Hören | Die Senkung des Schutzstatus des Wolfs in der Berner Konvention ist in Kraft. Auch wenn es aktuell noch keine praktischen Auswirkungen hat, eröffnet sie möglicherweise den Weg hin zu einer Bejagung des Wolfs – und wird entsprechend vom Deutschen Jagdverband bejubelt. Es sei der erste Schritt zum regionalen Wolfsmanagement, es ist die Rede von Obergrenzen und der Entnahme auffälliger Rudel.

Jagd auf Wölfe ist – wie diverse Studien zeigen – kontraproduktiv. Weder geht die Zahl der Nutztierrisse zurück noch die Anzahl der illegalen Tötungen. Nur durch guten Herdenschutz ist ein Zusammenleben von Wolf und Weidewirtschaft möglich. Jagd kann den Herdenschutz nicht ersetzen, im Gegenteil: Herdenschutz funktioniert dort, wo stabile ungestörte Wolfsrudel leben, die es gelernt haben, dass Zäune weh tun. Diese Wölfe geben ihre Erfahrungen an ihre Nachkommen weiter und halten fremde Wölfe auf Distanz. Die „IG Herdenschutz plus Hund“ in Sachsen-Anhalt zeigt, dass effizienter Herdenschutz möglich ist – ohne Jagd auf Wölfe: Seit sechs Jahren haben die beteiligten Weidetierhaltenden mit insgesamt etwa 25.000 Tieren keinen einzigen Riss zu vermelden.

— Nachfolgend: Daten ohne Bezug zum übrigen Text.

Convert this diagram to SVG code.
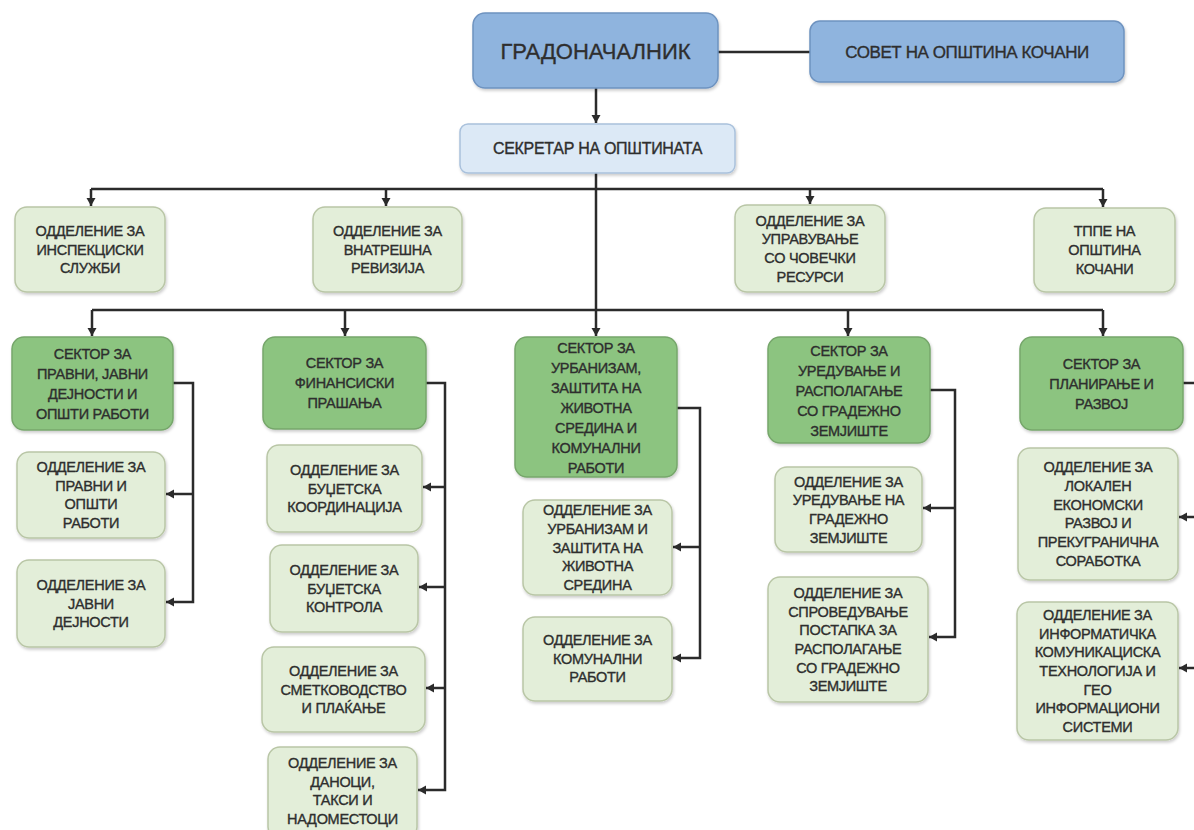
<svg xmlns="http://www.w3.org/2000/svg" width="1194" height="830" viewBox="0 0 1194 830">
<defs>
<marker id="arr" markerUnits="userSpaceOnUse" markerWidth="10" markerHeight="10" refX="8" refY="4.5" orient="auto">
<path d="M0,0 L8,4.5 L0,9 z" fill="#2b2b2b"/>
</marker>
<filter id="sh" x="-10%" y="-10%" width="125%" height="130%">
<feDropShadow dx="1" dy="2" stdDeviation="1.5" flood-color="#000" flood-opacity="0.2"/>
</filter>
<style>
.blue{fill:#8fb4de;stroke:#6e93c0;stroke-width:1.5;filter:url(#sh)}
.lblue{fill:#dce9f6;stroke:#a9c1dc;stroke-width:1.5;filter:url(#sh)}
.sec{fill:#8cc480;stroke:#76a66b;stroke-width:1.5;filter:url(#sh)}
.dep{fill:#e3eed9;stroke:#b9c6a6;stroke-width:1.5;filter:url(#sh)}
text{font-family:"Liberation Sans",Arial,sans-serif;fill:#2e2e2e;stroke:#2e2e2e;stroke-width:0.35;text-anchor:middle}
.t{font-size:14.5px;letter-spacing:-0.3px}
.conn path{fill:none;stroke:#2b2b2b;stroke-width:2.5}
.conn .a{marker-end:url(#arr)}
</style>
</defs>
<rect width="1194" height="830" fill="#fff"/>

<g class="conn" id="connectors">
<path d="M718,52 H810"/>
<path class="a" d="M596,88 V123"/>
<path class="a" d="M596,173 V336"/>
<path d="M91,189 H1103"/>
<path class="a" d="M91,189 V206"/>
<path class="a" d="M386,189 V206"/>
<path class="a" d="M810,189 V204"/>
<path class="a" d="M1103,189 V207"/>
<path d="M92,310 H1103"/>
<path class="a" d="M92,310 V336"/>
<path class="a" d="M345,310 V336"/>
<path class="a" d="M848,310 V336"/>
<path class="a" d="M1103,310 V336"/>
<path class="a" d="M173,383 H193 V602 H166"/>
<path class="a" d="M193,494 H166"/>
<path class="a" d="M426,383 H445 V790 H418"/>
<path class="a" d="M445,487 H423"/>
<path class="a" d="M445,587 H419"/>
<path class="a" d="M445,688 H426"/>
<path class="a" d="M677,408 H700 V658 H673"/>
<path class="a" d="M700,547 H673"/>
<path class="a" d="M930,390 H955 V637 H929"/>
<path class="a" d="M955,508 H923"/>
<path d="M1183,383 H1200"/>
<path class="a" d="M1200,517 H1179"/>
<path class="a" d="M1200,668 H1179"/>
</g>

<g id="mayor"><rect class="blue" x="473" y="13" width="245" height="75" rx="12"/>
<text x="595.5" y="58.5" font-size="22">ГРАДОНАЧАЛНИК</text></g>
<g id="council"><rect class="blue" x="810" y="21" width="314" height="61" rx="10"/>
<text x="967" y="57.5" font-size="17" letter-spacing="-0.4">СОВЕТ НА ОПШТИНА КОЧАНИ</text></g>
<g id="secretary"><rect class="lblue" x="460" y="124" width="275" height="49" rx="8"/>
<text x="597.5" y="154" font-size="16" letter-spacing="-0.3">СЕКРЕТАР НА ОПШТИНАТА</text></g>

<g id="dep-inspection"><rect class="dep" x="15" y="207" width="150" height="85" rx="12"/>
<text class="t"><tspan x="90" y="235.8">ОДДЕЛЕНИЕ ЗА</tspan><tspan x="90" y="254.5">ИНСПЕКЦИСКИ</tspan><tspan x="90" y="273.2">СЛУЖБИ</tspan></text></g>
<g id="dep-audit"><rect class="dep" x="313" y="207" width="149" height="85" rx="12"/>
<text class="t"><tspan x="387.5" y="235.8">ОДДЕЛЕНИЕ ЗА</tspan><tspan x="387.5" y="254.5">ВНАТРЕШНА</tspan><tspan x="387.5" y="273.2">РЕВИЗИЈА</tspan></text></g>
<g id="dep-hr"><rect class="dep" x="735" y="205" width="150" height="87" rx="12"/>
<text class="t"><tspan x="810" y="225.5">ОДДЕЛЕНИЕ ЗА</tspan><tspan x="810" y="244.2">УПРАВУВАЊЕ</tspan><tspan x="810" y="262.9">СО ЧОВЕЧКИ</tspan><tspan x="810" y="281.6">РЕСУРСИ</tspan></text></g>
<g id="tppe"><rect class="dep" x="1034" y="208" width="141" height="84" rx="12"/>
<text class="t"><tspan x="1104.5" y="236.3">ТППЕ НА</tspan><tspan x="1104.5" y="255">ОПШТИНА</tspan><tspan x="1104.5" y="273.7">КОЧАНИ</tspan></text></g>

<g id="sector-legal"><rect class="sec" x="12" y="337" width="161" height="93" rx="12"/>
<text class="t"><tspan x="92.5" y="358.5">СЕКТОР ЗА</tspan><tspan x="92.5" y="378.5">ПРАВНИ, ЈАВНИ</tspan><tspan x="92.5" y="398.5">ДЕЈНОСТИ И</tspan><tspan x="92.5" y="418.5">ОПШТИ РАБОТИ</tspan></text></g>
<g id="sector-finance"><rect class="sec" x="263" y="337" width="163" height="92" rx="12"/>
<text class="t"><tspan x="344.5" y="368">СЕКТОР ЗА</tspan><tspan x="344.5" y="388">ФИНАНСИСКИ</tspan><tspan x="344.5" y="408">ПРАШАЊА</tspan></text></g>
<g id="sector-urban"><rect class="sec" x="515" y="337" width="162" height="140" rx="12"/>
<text class="t"><tspan x="596" y="353">СЕКТОР ЗА</tspan><tspan x="596" y="373">УРБАНИЗАМ,</tspan><tspan x="596" y="393">ЗАШТИТА НА</tspan><tspan x="596" y="413">ЖИВОТНА</tspan><tspan x="596" y="433">СРЕДИНА И</tspan><tspan x="596" y="453">КОМУНАЛНИ</tspan><tspan x="596" y="473">РАБОТИ</tspan></text></g>
<g id="sector-land"><rect class="sec" x="768" y="337" width="162" height="106" rx="12"/>
<text class="t"><tspan x="849" y="356">СЕКТОР ЗА</tspan><tspan x="849" y="376">УРЕДУВАЊЕ И</tspan><tspan x="849" y="396">РАСПОЛАГАЊЕ</tspan><tspan x="849" y="416">СО ГРАДЕЖНО</tspan><tspan x="849" y="436">ЗЕМЈИШТЕ</tspan></text></g>
<g id="sector-planning"><rect class="sec" x="1020" y="337" width="163" height="93" rx="12"/>
<text class="t"><tspan x="1101.5" y="368.5">СЕКТОР ЗА</tspan><tspan x="1101.5" y="388.5">ПЛАНИРАЊЕ И</tspan><tspan x="1101.5" y="408.5">РАЗВОЈ</tspan></text></g>

<g id="dep-legal"><rect class="dep" x="17" y="452" width="148" height="86" rx="12"/>
<text class="t"><tspan x="91" y="472">ОДДЕЛЕНИЕ ЗА</tspan><tspan x="91" y="490.7">ПРАВНИ И</tspan><tspan x="91" y="509.4">ОПШТИ</tspan><tspan x="91" y="528.1">РАБОТИ</tspan></text></g>
<g id="dep-public"><rect class="dep" x="17" y="560" width="148" height="87" rx="12"/>
<text class="t"><tspan x="91" y="589.8">ОДДЕЛЕНИЕ ЗА</tspan><tspan x="91" y="608.5">ЈАВНИ</tspan><tspan x="91" y="627.2">ДЕЈНОСТИ</tspan></text></g>

<g id="dep-budget-coord"><rect class="dep" x="267" y="445" width="155" height="87" rx="12"/>
<text class="t"><tspan x="344.5" y="474.8">ОДДЕЛЕНИЕ ЗА</tspan><tspan x="344.5" y="493.5">БУЏЕТСКА</tspan><tspan x="344.5" y="512.2">КООРДИНАЦИЈА</tspan></text></g>
<g id="dep-budget-control"><rect class="dep" x="270" y="545" width="148" height="87" rx="12"/>
<text class="t"><tspan x="344" y="574.8">ОДДЕЛЕНИЕ ЗА</tspan><tspan x="344" y="593.5">БУЏЕТСКА</tspan><tspan x="344" y="612.2">КОНТРОЛА</tspan></text></g>
<g id="dep-accounting"><rect class="dep" x="262" y="647" width="163" height="85" rx="12"/>
<text class="t"><tspan x="343.5" y="675.8">ОДДЕЛЕНИЕ ЗА</tspan><tspan x="343.5" y="694.5">СМЕТКОВОДСТВО</tspan><tspan x="343.5" y="713.2">И ПЛАЌАЊЕ</tspan></text></g>
<g id="dep-taxes"><rect class="dep" x="268" y="747" width="149" height="92" rx="12"/>
<text class="t"><tspan x="342.5" y="768">ОДДЕЛЕНИЕ ЗА</tspan><tspan x="342.5" y="786.7">ДАНОЦИ,</tspan><tspan x="342.5" y="805.4">ТАКСИ И</tspan><tspan x="342.5" y="824.1">НАДОМЕСТОЦИ</tspan></text></g>

<g id="dep-urban"><rect class="dep" x="523" y="500" width="149" height="95" rx="12"/>
<text class="t"><tspan x="597.5" y="515.1">ОДДЕЛЕНИЕ ЗА</tspan><tspan x="597.5" y="533.8">УРБАНИЗАМ И</tspan><tspan x="597.5" y="552.5">ЗАШТИТА НА</tspan><tspan x="597.5" y="571.2">ЖИВОТНА</tspan><tspan x="597.5" y="589.9">СРЕДИНА</tspan></text></g>
<g id="dep-communal"><rect class="dep" x="523" y="617" width="149" height="84" rx="12"/>
<text class="t"><tspan x="597.5" y="645">ОДДЕЛЕНИЕ ЗА</tspan><tspan x="597.5" y="663.7">КОМУНАЛНИ</tspan><tspan x="597.5" y="682.4">РАБОТИ</tspan></text></g>

<g id="dep-land-arrange"><rect class="dep" x="775" y="467" width="147" height="85" rx="12"/>
<text class="t"><tspan x="848.5" y="486.5">ОДДЕЛЕНИЕ ЗА</tspan><tspan x="848.5" y="505.2">УРЕДУВАЊЕ НА</tspan><tspan x="848.5" y="523.9">ГРАДЕЖНО</tspan><tspan x="848.5" y="542.6">ЗЕМЈИШТЕ</tspan></text></g>
<g id="dep-land-procedure"><rect class="dep" x="768" y="577" width="160" height="125" rx="12"/>
<text class="t"><tspan x="848" y="597.8">ОДДЕЛЕНИЕ ЗА</tspan><tspan x="848" y="616.5">СПРОВЕДУВАЊЕ</tspan><tspan x="848" y="635.2">ПОСТАПКА ЗА</tspan><tspan x="848" y="653.9">РАСПОЛАГАЊЕ</tspan><tspan x="848" y="672.6">СО ГРАДЕЖНО</tspan><tspan x="848" y="691.3">ЗЕМЈИШТЕ</tspan></text></g>

<g id="dep-led"><rect class="dep" x="1018" y="448" width="160" height="132" rx="12"/>
<text class="t"><tspan x="1098" y="472.3">ОДДЕЛЕНИЕ ЗА</tspan><tspan x="1098" y="491">ЛОКАЛЕН</tspan><tspan x="1098" y="509.7">ЕКОНОМСКИ</tspan><tspan x="1098" y="528.4">РАЗВОЈ И</tspan><tspan x="1098" y="547.1">ПРЕКУГРАНИЧНА</tspan><tspan x="1098" y="565.8">СОРАБОТКА</tspan></text></g>
<g id="dep-ict"><rect class="dep" x="1017" y="602" width="161" height="138" rx="12"/>
<text class="t"><tspan x="1097.5" y="619.9">ОДДЕЛЕНИЕ ЗА</tspan><tspan x="1097.5" y="638.6">ИНФОРМАТИЧКА</tspan><tspan x="1097.5" y="657.3">КОМУНИКАЦИСКА</tspan><tspan x="1097.5" y="676">ТЕХНОЛОГИЈА И</tspan><tspan x="1097.5" y="694.7">ГЕО</tspan><tspan x="1097.5" y="713.4">ИНФОРМАЦИОНИ</tspan><tspan x="1097.5" y="732.1">СИСТЕМИ</tspan></text></g>
</svg>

Die Zahl der Nutztierrisse in den Kern-Verbreitungsgebieten des Wolfs geht zurück oder stagniert dank des besser werdenden Herdenschutzes: In Brandenburg erreichte die Zahl der Wolfsübergriffe auf Weidetiere im Jahr 2024 den niedrigsten Stand seit 2020. Auch in Niedersachsen, wo neben Brandenburg und Sachsen bundesweit die meisten Wölfe leben, stagniert die Zahl der Übergriffe seit dem Monitoring-Jahr 2019/20. Bei einem Großteil der Übergriffe war keinerlei oder nur mangelhafter Herdenschutz vorhanden.
Herdenschutz ist für jeden Weidetierhalter aufwändig und teuer. Er muss daher angemessen gefördert werden. Angemessen ist hier der vom Bundesamt für Naturschutz empfohlene Schutz mit mindestens 120 cm hohen Zäunen aus mindestens fünf stromführenden Litzen mit ausreichender Spannung und Vermeidung von Lücken in Bodenwellen oder im Bereich der Eingangstore. Bei flächendeckendem Herdenschutz mit diesen Standards wären Wolfsübergriffe nur noch ausnahmsweise zu erwarten. Die Senkung des Schutzstatus trägt dagegen in keiner Weise zur Problemlösung bei.